荒木監督的なVRの表現に驚いたという観客に演出意図を尋ねられると、「VR装置って、ゴーグルなどの”装置”が付いているものが多い。僕はそれに気恥ずかしさを感じるほうで。一応、この映画は現在から10年後という設定なので、どのくらいの装置が必要になるのかを考えました。僕はすぐにエクストリーム(極限、極度)に行きたくなるので、ああいった表現にしました」と劇中での描写に触れる。目の前に浮かんだ画面を操作するようなジェスチャーを見せながら、「こういうの、映画でよくあるじゃないですか?すごいことができそうなもの、パッと見で分かりやすい表現に懐疑心がある。(自分のなかの)ひねくれ者が出てくると、あの表現になります(笑)」と解説。
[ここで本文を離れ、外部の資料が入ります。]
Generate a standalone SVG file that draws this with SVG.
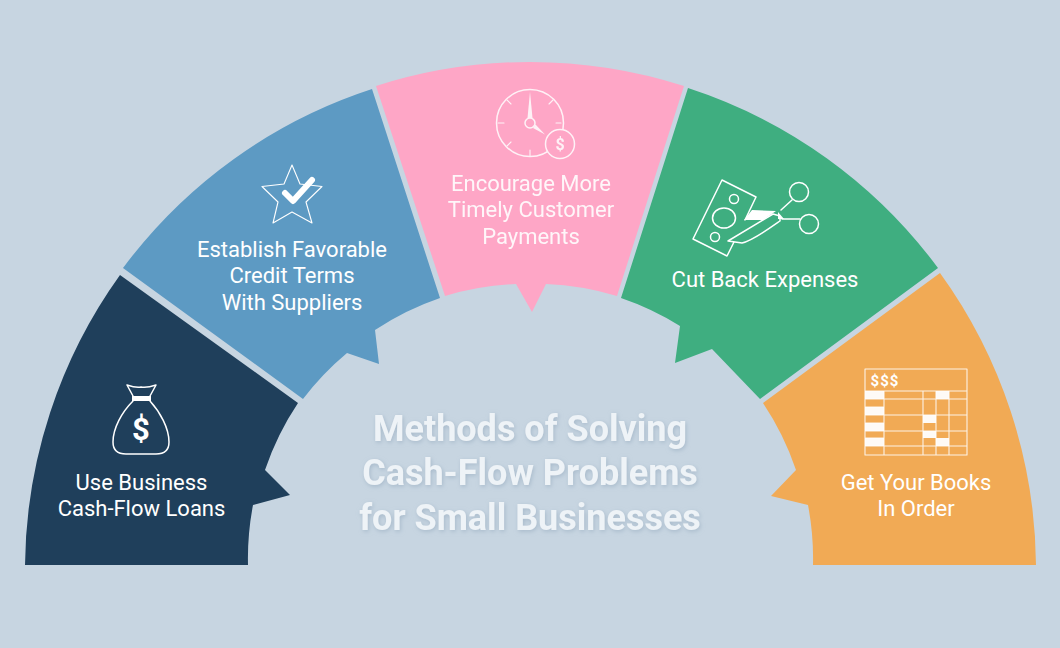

荒木監督のVR表現は、ぜひ本編でチェックしてほしい。
■「”殺しショー”みたいにすることも出来たけれど、ここまで設定を作り込んでも、僕はリアリズムにこだわりたい」(荒木監督)

そのほか、岩森の気持ちと共に変化する溝口の殺し方や、前日まではカバンに入っていなかった道具の登場についても質問が飛ぶ。「淳は恋人を失って寂しさのあまり、何度でも復讐できるプログラムの”ペナルティループ”に契約したけれど、次第に息切れする。怒りの感情が目減りしていった時に、操られて殺すようなシチュエーションがあったり、運営側が銃を忍ばせる。戦争なども含めたら、撃ち殺されて殺されてしまった方がたくさんいることに、怖いという感情を覚えたんです」と述懐する荒木監督。「もし全員ナイフで殺されていれば、殺した側にも嫌な感触が残っただろうなって。”殺しショー”みたいにすることも出来たけれど、ここまで設定を作り込んでも、僕はリアリズムにこだわりたい」と語った。

岩森がここまでの復讐心を持った理由を知りたいという宇野の質問に「岩森は大好きな恋人だけでなく、”生活”そのものを失ったと思っているんです。画家を目指しながら建築のバイトをなんとなくしながら生きていた。張り合いがない、絵も描けなくなるかも…となっていたところで唯と出会い、生活に張りが生まれていたのに失ってしまう。相手のことが好きとかいう強い感情よりも、それによって”生かされていた”部分が断ち切られてしまうんじゃないか。そんなことを若葉くんと話しました」と、岩森演じる若葉とのやりとりも明かした。

岩森の家がビニールに覆われていた理由、ポスタービジュアルの工場の場所など、細かいシーンへの質問に一つ一つ丁寧に回答した荒木監督。「たくさんの疑問が残ったり、どうなっているだろうと思った方も多いはず。ですが、僕は99分の乗り物を作ったつもりなので、乗り物として楽しんでほしいですし、ぜひまた乗ってほしいです。噛み砕きやすい感想、こう言えばいいという提示をしていない映画でこれだけの質問が出て、直接セッションができて楽しかったです」と満面の笑みで感謝の気持ちを伝え、大きな拍手を浴びていた。